==== Data for this exercise

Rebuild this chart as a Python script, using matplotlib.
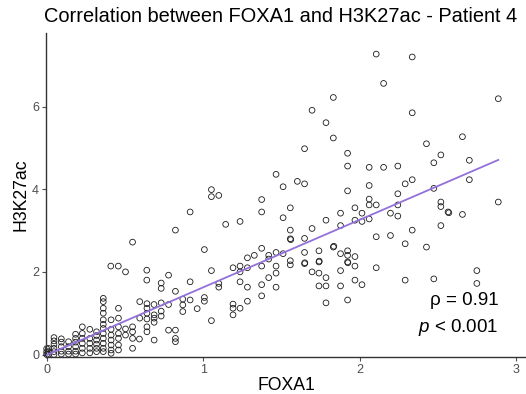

========
==== Data for this exercise

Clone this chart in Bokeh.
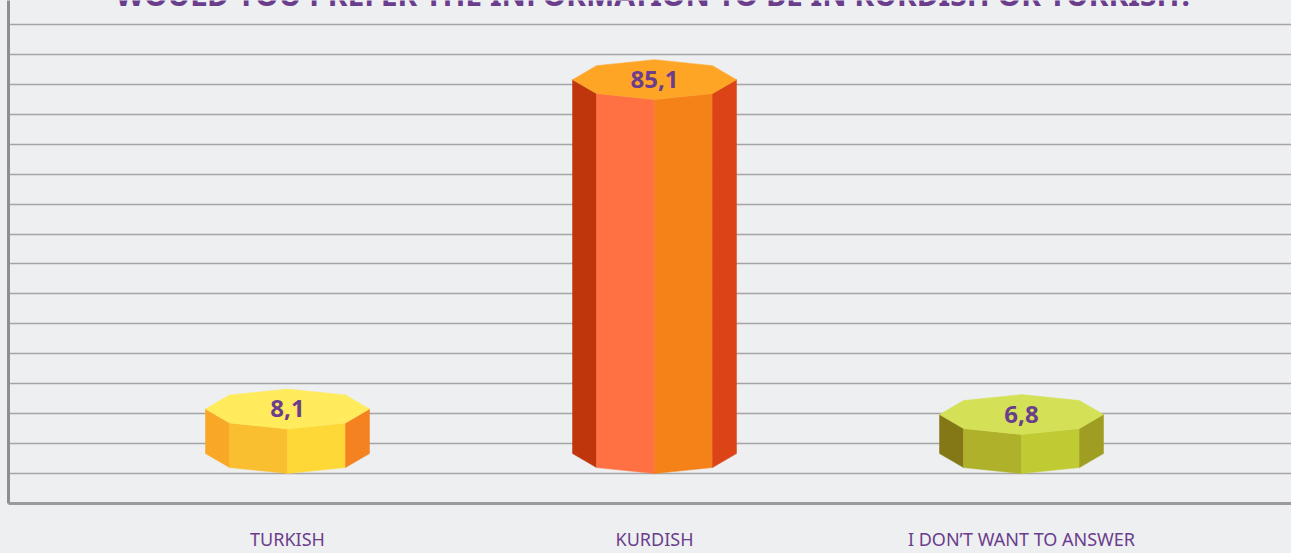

========
==== Data for this exercise

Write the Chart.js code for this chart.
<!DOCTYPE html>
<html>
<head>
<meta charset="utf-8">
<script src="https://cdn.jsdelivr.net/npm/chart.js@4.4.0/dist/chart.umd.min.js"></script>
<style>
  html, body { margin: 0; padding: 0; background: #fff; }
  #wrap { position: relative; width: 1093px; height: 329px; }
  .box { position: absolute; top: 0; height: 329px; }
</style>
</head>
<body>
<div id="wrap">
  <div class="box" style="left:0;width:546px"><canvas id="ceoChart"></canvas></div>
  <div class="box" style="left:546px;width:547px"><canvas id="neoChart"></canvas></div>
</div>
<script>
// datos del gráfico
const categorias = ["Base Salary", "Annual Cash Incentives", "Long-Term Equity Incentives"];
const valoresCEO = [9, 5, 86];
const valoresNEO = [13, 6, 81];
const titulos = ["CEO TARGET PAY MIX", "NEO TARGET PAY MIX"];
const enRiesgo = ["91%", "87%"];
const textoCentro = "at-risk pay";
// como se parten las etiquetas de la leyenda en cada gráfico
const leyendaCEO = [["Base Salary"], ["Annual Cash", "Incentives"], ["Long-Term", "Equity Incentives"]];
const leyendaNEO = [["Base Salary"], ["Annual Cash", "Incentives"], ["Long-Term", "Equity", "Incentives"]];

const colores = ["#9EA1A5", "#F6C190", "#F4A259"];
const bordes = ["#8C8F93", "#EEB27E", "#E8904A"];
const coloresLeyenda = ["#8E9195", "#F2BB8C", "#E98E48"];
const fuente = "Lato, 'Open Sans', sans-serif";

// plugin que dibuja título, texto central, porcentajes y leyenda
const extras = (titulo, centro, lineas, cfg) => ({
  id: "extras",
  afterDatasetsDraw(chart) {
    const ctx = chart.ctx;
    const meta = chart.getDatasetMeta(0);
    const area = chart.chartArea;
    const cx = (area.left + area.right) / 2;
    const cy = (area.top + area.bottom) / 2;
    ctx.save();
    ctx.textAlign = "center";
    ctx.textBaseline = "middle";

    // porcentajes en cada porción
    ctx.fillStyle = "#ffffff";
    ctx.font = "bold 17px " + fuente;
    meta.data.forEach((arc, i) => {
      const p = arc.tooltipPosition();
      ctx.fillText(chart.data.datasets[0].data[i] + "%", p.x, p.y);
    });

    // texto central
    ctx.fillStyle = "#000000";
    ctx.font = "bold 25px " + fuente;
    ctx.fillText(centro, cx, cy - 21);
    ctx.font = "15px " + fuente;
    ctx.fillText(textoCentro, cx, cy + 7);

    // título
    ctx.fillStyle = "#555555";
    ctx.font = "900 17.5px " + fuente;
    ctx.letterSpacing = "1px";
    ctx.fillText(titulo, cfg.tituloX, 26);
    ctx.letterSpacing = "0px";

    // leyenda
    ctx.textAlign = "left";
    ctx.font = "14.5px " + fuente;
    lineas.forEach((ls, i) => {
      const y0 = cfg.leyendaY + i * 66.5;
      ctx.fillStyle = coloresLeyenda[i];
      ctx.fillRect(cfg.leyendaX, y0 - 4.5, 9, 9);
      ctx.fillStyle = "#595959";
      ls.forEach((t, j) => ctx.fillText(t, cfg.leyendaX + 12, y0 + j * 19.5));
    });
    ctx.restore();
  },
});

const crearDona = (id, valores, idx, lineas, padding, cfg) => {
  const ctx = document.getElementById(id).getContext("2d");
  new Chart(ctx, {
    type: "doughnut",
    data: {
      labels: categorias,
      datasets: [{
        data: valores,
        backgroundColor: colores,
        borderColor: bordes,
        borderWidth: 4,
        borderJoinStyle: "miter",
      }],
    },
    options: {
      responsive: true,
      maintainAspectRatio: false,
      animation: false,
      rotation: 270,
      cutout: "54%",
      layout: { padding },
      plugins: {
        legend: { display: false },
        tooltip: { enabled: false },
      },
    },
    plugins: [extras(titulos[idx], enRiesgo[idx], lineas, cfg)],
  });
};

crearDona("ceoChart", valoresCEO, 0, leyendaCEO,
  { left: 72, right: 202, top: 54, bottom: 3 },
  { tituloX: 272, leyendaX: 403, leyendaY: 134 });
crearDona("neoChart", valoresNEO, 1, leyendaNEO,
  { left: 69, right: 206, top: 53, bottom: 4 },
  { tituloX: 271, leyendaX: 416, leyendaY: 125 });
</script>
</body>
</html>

========

### Exercise goal:
In the records above, locate every line with the string "script" and copy it.

### Response to this exercise:
Rebuild this chart as a Python script, using matplotlib.
<script src="https://cdn.jsdelivr.net/npm/chart.js@4.4.0/dist/chart.umd.min.js"></script>
<script>
</script>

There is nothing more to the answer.